Looks like a house of horrors to me. I don't know about Chicago (maybe it's more like the South Bronx, with Pepean projects gone to seed?), but what's really haunting about Detroit are those symbols of past glory (big corporate headquarters, fancy mansions, etc) turned into dust. Chilling, man, chilling.
You have that in the West Side, and big chunks of the South Side, in Chicago. Amazing structures, built at the end of the 19th Century or early 20th Century, of granite and a kind of local grandeur [in Porto many of those, in their prime, would have bedazzled the hell out of us]. The kind of places you would find in only the finest marches of European capitals.

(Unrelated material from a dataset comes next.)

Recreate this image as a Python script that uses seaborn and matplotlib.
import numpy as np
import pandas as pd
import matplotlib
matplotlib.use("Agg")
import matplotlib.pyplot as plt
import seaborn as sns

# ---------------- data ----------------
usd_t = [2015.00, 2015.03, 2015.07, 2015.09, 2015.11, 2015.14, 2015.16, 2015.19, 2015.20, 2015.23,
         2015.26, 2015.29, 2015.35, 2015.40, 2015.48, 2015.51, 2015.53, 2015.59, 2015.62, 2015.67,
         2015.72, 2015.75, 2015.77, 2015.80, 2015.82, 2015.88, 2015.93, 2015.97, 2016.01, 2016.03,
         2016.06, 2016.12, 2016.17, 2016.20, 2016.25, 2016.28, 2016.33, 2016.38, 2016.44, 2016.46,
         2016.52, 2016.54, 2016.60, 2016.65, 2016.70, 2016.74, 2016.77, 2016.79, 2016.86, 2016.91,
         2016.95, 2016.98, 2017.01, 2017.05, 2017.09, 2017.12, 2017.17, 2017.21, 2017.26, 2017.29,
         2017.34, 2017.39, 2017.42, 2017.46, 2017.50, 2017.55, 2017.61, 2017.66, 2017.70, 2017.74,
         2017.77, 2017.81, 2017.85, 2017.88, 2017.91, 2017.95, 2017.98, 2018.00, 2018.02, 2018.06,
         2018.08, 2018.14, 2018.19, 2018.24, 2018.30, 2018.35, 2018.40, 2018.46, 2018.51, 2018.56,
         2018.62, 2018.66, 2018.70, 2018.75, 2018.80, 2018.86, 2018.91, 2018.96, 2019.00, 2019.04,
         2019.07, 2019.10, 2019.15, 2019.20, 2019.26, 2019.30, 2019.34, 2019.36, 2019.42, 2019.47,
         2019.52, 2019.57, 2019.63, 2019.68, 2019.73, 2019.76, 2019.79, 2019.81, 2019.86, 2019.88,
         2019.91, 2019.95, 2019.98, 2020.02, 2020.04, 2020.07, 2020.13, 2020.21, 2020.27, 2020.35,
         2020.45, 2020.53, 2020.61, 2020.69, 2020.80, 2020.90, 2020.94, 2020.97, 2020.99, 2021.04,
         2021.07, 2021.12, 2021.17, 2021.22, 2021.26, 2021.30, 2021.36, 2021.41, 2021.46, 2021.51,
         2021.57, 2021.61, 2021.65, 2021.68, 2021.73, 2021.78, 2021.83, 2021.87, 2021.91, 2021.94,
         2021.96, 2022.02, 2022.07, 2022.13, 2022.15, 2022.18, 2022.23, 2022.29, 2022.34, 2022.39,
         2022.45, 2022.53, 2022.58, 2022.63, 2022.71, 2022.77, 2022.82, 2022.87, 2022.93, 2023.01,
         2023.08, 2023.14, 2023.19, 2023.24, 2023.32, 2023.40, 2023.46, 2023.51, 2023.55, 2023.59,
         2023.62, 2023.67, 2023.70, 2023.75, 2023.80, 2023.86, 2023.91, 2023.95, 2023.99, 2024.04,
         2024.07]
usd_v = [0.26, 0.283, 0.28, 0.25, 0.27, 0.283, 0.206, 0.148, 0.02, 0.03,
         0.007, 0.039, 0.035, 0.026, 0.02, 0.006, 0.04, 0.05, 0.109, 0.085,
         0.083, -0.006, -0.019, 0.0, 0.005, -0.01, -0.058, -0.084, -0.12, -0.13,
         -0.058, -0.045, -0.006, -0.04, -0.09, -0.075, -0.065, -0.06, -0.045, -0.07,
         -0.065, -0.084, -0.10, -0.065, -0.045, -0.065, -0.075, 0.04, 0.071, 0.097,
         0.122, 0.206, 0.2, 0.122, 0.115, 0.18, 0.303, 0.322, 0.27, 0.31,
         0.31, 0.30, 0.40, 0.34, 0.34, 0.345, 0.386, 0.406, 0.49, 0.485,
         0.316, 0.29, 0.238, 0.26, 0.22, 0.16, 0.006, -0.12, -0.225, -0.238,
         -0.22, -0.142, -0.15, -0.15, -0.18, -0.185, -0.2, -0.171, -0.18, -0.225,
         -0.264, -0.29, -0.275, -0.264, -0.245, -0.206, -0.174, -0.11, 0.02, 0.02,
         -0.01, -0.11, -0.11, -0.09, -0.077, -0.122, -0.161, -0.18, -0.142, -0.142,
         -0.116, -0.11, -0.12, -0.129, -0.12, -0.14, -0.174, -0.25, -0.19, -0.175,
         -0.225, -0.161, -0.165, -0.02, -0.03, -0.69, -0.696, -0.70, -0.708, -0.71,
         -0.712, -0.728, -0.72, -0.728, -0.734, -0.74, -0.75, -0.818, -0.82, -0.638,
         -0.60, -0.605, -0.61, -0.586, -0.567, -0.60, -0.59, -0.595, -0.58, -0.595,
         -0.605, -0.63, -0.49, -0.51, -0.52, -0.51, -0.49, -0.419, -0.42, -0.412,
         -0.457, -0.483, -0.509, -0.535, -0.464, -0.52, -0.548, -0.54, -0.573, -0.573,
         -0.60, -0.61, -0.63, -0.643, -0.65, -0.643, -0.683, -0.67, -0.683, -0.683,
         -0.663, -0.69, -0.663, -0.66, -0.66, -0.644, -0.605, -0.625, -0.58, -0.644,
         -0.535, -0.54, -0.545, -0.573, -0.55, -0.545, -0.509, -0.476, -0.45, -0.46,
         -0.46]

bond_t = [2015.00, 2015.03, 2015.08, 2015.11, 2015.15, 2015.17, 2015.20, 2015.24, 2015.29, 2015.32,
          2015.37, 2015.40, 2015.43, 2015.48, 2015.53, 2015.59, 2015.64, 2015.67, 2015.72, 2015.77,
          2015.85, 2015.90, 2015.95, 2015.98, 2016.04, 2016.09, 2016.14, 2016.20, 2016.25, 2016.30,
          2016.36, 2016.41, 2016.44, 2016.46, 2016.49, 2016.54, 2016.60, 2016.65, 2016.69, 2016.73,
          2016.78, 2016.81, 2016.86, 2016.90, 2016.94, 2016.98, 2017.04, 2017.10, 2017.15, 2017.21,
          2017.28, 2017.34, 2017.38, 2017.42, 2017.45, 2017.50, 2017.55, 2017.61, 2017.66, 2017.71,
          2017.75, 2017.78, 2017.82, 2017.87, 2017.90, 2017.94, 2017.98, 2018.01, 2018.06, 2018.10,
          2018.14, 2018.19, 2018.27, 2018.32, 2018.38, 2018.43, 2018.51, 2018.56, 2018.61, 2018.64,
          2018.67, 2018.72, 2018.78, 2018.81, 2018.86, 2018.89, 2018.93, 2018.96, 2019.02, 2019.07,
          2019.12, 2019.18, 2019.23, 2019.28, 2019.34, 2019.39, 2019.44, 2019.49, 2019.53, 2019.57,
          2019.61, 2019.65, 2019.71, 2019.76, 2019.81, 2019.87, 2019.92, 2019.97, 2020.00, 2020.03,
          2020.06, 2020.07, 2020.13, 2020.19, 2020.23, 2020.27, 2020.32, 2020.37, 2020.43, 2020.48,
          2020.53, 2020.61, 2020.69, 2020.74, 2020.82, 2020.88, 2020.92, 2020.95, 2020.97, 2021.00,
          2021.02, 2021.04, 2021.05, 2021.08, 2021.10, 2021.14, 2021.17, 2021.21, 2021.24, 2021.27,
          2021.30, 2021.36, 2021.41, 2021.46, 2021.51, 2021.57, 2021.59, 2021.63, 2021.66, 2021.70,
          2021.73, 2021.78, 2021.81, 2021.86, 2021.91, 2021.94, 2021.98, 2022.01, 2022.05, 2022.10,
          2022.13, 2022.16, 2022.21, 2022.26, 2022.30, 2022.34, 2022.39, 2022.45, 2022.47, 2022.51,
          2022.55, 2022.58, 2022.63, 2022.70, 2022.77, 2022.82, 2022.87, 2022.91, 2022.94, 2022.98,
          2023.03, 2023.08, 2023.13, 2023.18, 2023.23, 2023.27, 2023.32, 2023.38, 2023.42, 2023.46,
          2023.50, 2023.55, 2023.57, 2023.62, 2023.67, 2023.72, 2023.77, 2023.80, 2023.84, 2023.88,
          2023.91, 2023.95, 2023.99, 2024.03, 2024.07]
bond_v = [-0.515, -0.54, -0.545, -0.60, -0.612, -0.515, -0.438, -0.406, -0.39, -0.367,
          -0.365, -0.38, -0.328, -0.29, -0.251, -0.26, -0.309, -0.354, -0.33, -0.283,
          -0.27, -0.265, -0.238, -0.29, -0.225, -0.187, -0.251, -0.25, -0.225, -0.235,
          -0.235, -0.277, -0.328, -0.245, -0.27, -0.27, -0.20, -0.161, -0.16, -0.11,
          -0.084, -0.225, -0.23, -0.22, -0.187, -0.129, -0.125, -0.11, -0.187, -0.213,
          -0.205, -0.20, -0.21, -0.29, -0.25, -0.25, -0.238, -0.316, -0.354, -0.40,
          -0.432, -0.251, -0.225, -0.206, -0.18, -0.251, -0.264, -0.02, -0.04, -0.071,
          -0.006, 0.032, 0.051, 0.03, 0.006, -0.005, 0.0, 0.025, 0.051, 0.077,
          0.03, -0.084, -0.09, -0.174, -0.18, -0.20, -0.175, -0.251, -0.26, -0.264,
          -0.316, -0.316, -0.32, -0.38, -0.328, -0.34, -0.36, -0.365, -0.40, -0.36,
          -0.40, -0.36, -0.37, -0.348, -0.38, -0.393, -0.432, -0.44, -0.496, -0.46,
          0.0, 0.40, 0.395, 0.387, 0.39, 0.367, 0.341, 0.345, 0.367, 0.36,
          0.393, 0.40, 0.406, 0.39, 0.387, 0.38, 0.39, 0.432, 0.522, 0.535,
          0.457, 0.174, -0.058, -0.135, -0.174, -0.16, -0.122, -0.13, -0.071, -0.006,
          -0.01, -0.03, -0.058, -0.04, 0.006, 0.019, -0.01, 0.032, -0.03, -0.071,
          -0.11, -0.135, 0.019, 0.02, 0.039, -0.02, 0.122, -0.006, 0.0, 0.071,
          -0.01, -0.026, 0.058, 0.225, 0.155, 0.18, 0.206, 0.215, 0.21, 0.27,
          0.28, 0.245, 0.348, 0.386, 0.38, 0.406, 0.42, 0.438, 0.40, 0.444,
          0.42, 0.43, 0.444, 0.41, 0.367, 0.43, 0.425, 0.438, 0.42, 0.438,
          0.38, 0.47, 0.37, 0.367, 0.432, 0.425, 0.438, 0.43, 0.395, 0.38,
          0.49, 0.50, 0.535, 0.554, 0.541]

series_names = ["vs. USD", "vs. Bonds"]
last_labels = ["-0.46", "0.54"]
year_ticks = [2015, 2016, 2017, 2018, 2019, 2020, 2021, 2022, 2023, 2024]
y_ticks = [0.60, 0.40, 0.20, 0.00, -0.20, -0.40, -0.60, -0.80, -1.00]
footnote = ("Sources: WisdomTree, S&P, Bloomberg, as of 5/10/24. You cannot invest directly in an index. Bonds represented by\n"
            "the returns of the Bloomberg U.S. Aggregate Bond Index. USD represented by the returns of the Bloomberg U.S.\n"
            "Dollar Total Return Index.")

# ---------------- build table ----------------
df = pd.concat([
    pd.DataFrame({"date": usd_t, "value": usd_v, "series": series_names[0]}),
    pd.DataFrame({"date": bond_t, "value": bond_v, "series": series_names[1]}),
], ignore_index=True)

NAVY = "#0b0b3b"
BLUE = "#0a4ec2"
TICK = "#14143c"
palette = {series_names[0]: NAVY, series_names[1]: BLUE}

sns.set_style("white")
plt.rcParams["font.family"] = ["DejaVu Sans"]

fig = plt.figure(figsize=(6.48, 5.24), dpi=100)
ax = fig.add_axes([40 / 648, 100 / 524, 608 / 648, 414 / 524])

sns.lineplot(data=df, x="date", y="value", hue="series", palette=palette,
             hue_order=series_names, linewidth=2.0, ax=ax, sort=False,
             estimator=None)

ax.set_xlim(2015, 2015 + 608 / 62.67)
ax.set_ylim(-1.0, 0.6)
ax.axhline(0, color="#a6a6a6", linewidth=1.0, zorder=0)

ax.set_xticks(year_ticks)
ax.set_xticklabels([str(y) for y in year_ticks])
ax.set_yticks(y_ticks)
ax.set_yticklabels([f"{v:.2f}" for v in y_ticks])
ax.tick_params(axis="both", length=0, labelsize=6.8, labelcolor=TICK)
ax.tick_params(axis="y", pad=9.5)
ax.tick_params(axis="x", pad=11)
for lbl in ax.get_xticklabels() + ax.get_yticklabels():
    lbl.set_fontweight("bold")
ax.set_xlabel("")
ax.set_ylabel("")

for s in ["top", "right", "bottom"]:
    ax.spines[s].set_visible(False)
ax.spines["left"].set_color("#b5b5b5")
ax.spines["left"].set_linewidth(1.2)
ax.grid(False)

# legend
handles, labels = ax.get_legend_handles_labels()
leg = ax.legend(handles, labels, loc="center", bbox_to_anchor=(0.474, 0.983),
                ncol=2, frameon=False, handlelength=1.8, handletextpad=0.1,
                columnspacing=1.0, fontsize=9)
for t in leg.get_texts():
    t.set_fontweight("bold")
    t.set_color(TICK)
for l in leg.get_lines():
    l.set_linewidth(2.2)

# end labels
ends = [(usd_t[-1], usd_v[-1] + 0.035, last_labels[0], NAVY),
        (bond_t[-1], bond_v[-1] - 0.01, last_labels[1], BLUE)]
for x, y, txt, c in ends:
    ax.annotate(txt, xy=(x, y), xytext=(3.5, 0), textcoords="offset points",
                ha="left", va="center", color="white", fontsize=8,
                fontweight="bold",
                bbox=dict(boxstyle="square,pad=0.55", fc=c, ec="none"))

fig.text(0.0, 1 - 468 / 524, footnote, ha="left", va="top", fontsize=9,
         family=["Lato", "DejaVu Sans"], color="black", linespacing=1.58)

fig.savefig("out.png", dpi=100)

But at that time you had block after block after block of them in Chicago. Owned by schoolteachers, local businessmen, engineers, doctors, lawyers, even scientists.... But today they are a wilderness of gangs, squatters, more gangs, drug addicts and dealers, Obamaklean political operatives, gangs, Dem Party headquarters, more gangs, a forlorn police station hunkering in a corner, more gangs, and a few collapsing concrete monuments to 50-70s governmental architecture to "house the poor" and "educate for progress" interspersed here and there like the carcasses of beached wales on a stony beach under the gray winter skies of Cabo do Mundo.

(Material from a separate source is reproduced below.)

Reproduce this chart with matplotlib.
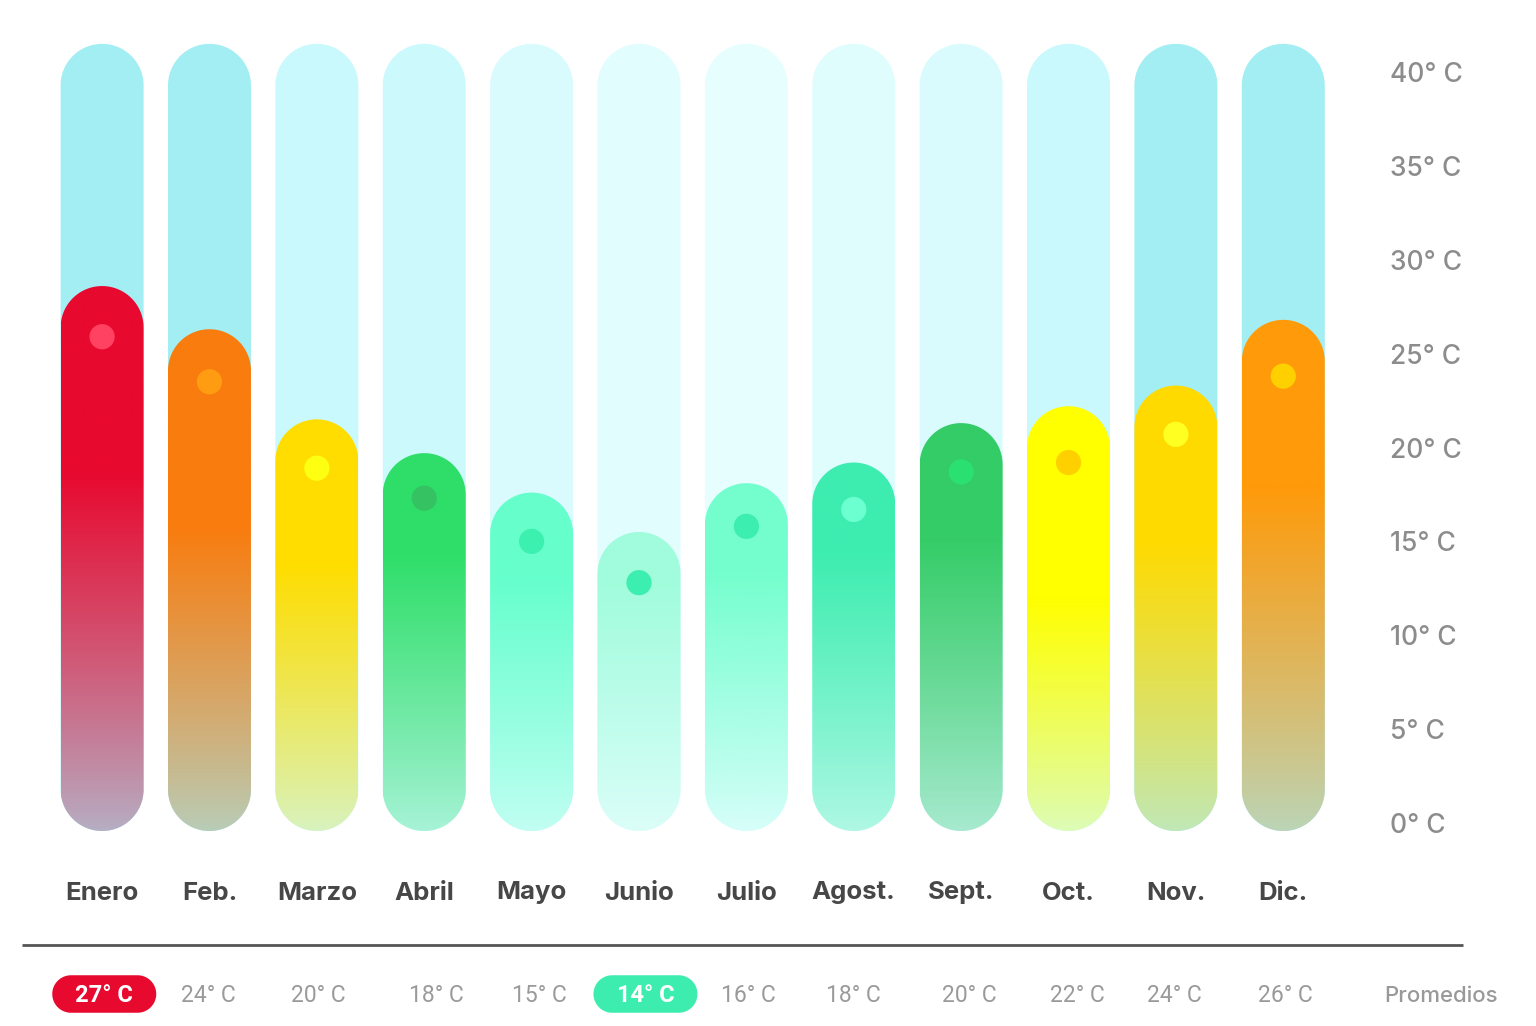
import numpy as np
import matplotlib
matplotlib.use("Agg")
import matplotlib.pyplot as plt
from matplotlib.path import Path
from matplotlib.patches import PathPatch
from matplotlib.colors import to_rgb

# ---------------- data ----------------
months = ["Enero", "Feb.", "Marzo", "Abril", "Mayo", "Junio",
          "Julio", "Agost.", "Sept.", "Oct.", "Nov.", "Dic."]
max_temp = [28.6, 26.3, 21.5, 19.7, 17.6, 15.5, 18.1, 19.2, 21.3, 22.2, 23.3, 26.8]
dot_temp = [25.9, 23.5, 18.9, 17.3, 15.0, 12.8, 15.8, 16.7, 18.7, 19.2, 20.7, 23.8]
avg_temp = [27, 24, 20, 18, 15, 14, 16, 18, 20, 22, 24, 26]
avg_labels = [f"{v}° C" for v in avg_temp]
scale_max = 41.5
y_ticks = [0, 5, 10, 15, 20, 25, 30, 35, 40]
y_tick_labels = [f"{t}° C" for t in y_ticks]
highlight_hot = 0      # Enero
highlight_cold = 5     # Junio

# ---------------- styles ----------------
bg_colors = ['#A3EEF3', '#A3EEF3', '#C9F9FC', '#CCF9FC', '#D9FBFD', '#E1FDFE',
             '#E6FEFE', '#E0FDFE', '#D9FBFD', '#C9F9FC', '#A3EEF3', '#A3EEF3']
top_colors = ['#E8092F', '#F97C0E', '#FFDD00', '#2EDE68', '#66FFCC', '#A0FCDC',
              '#74FECE', '#3DEDB0', '#33CC66', '#FFFF00', '#FFDA00', '#FF9A0A']
bottom_colors = ['#B6AFC4', '#B8CDB8', '#D8F3C0', '#A8F3D8', '#C2FEF3', '#DCFEF9',
                 '#D8FEFA', '#B0F8E4', '#A8EAD0', '#DDFCB8', '#C0E8B8', '#BBD5B8']
fade_start = [18.6, 15.8, 13.8, 14.5, 13.0, 13.0, 13.5, 14.5, 15.5, 12.0, 15.0, 17.9]
dot_colors = ['#FF4262', '#FF9C12', '#FFFF12', '#35C262', '#3CF0B0', '#3CEEB0',
              '#3CEEB0', '#6CFFD0', '#2AE070', '#FFD000', '#FFFF22', '#FFD000']
avg_offsets = [0.02, -0.01, 0.01, 0.11, 0.07, 0.06, 0.02, 0.0, 0.08, 0.08, -0.01, 0.02]

W, H = 1536, 1026
PX_X = 107.38   # pixels per month step
PX_Y = 18.775   # pixels per degree
X0_PX = 102.1   # pixel x of first bar centre
Y0_PX = 823.0   # pixel y (from top) of 0 degrees
BAR_W = 83.0
BAR_BOTTOM = (Y0_PX - 831.0) / PX_Y

fig = plt.figure(figsize=(W / 100, H / 100), dpi=100)
ax = fig.add_axes([0, 0, 1, 1])
ax.set_axis_off()
xlim = (-X0_PX / PX_X, (W - X0_PX) / PX_X)
ylim = ((Y0_PX - H) / PX_Y, Y0_PX / PX_Y)


def rrect(cx, cy, w_px, h_px, r_px, n=30):
    hw, hh = w_px / 2, h_px / 2
    r = min(r_px, hw, hh)
    pts = []
    for ccx, ccy, a0 in [(hw - r, hh - r, 0), (-(hw - r), hh - r, 90),
                         (-(hw - r), -(hh - r), 180), (hw - r, -(hh - r), 270)]:
        for a in np.linspace(np.radians(a0), np.radians(a0 + 90), n):
            pts.append((cx + (ccx + r * np.cos(a)) / PX_X,
                        cy + (ccy + r * np.sin(a)) / PX_Y))
    pts.append(pts[0])
    codes = [Path.MOVETO] + [Path.LINETO] * (len(pts) - 2) + [Path.CLOSEPOLY]
    return Path(pts, codes)


def bar_path(i, top):
    h_px = (top - BAR_BOTTOM) * PX_Y
    return rrect(i, (top + BAR_BOTTOM) / 2, BAR_W, h_px, BAR_W / 2)


for i in range(len(months)):
    # background capsule
    ax.add_patch(PathPatch(bar_path(i, scale_max), fc=bg_colors[i], ec='none', zorder=1))
    # coloured gradient capsule
    top = max_temp[i]
    clip = PathPatch(bar_path(i, top), fc='none', ec='none', zorder=2)
    ax.add_patch(clip)
    t = np.linspace(BAR_BOTTOM, top, 400)
    c_top = np.array(to_rgb(top_colors[i]))
    c_bot = np.array(to_rgb(bottom_colors[i]))
    f = np.clip((t - BAR_BOTTOM) / (fade_start[i] - BAR_BOTTOM), 0, 1)
    f = f ** 0.9
    img = c_bot[None, :] * (1 - f[:, None]) + c_top[None, :] * f[:, None]
    img = img[:, None, :]
    hw = BAR_W / 2 / PX_X
    im = ax.imshow(img, extent=[i - hw, i + hw, BAR_BOTTOM, top], origin='lower',
                   aspect='auto', interpolation='bilinear', zorder=2)
    im.set_clip_path(clip)

# dots
ax.scatter(range(len(months)), dot_temp, s=330, c=dot_colors, linewidths=0, zorder=3)

# month labels
for i, m in enumerate(months):
    ax.text(i, (Y0_PX - 893) / PX_Y, m, ha='center', va='center', fontsize=18.5,
            fontweight='bold', color='#474747', family='Inter')

# y scale labels
for t, lab in zip(y_ticks, y_tick_labels):
    ax.text((1390 - X0_PX) / PX_X, t - 3 / PX_Y, lab, ha='left', va='center', fontsize=19,
            color='#8C8C8C', family='Inter', fontweight='medium')

# separator line
ax.plot([(22 - X0_PX) / PX_X, (1463 - X0_PX) / PX_X],
        [(Y0_PX - 945) / PX_Y] * 2, color='#555555', lw=2, solid_capstyle='butt', zorder=2)

# averages row
y_avg = (Y0_PX - 994) / PX_Y
y_txt = y_avg - 2 / PX_Y
for i, lab in enumerate(avg_labels):
    x = i + avg_offsets[i]
    if i in (highlight_hot, highlight_cold):
        col = top_colors[0] if i == highlight_hot else '#3DEDB0'
        ax.add_patch(PathPatch(rrect(x, y_avg, 104, 37.5, 18.75), fc=col, ec='none', zorder=2))
        ax.text(x, y_txt, lab, ha='center', va='center', fontsize=17, fontweight='bold',
                color='white', family='Roboto', zorder=3)
    else:
        ax.text(x, y_txt, lab, ha='center', va='center', fontsize=16.5,
                color='#9A9A9A', family='Roboto')
ax.text((1441 - X0_PX) / PX_X, y_txt, "Promedios", ha='center', va='center',
        fontsize=16, color='#999999', family='Inter', fontweight='medium')

ax.set_xlim(*xlim)
ax.set_ylim(*ylim)
fig.savefig("out.png", dpi=100, facecolor='white')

If you dared [I'd advise daytime], taking not the El out to O'Hare, so riding above the mess, but taking the local bus lines out to O'Hare, through the mess [from the South-southeast origination] would let you feast on that dust until the chill went right into the bone.
The great cities of this country were built by people very different from the Dems, but their death will be ruled them the Dems.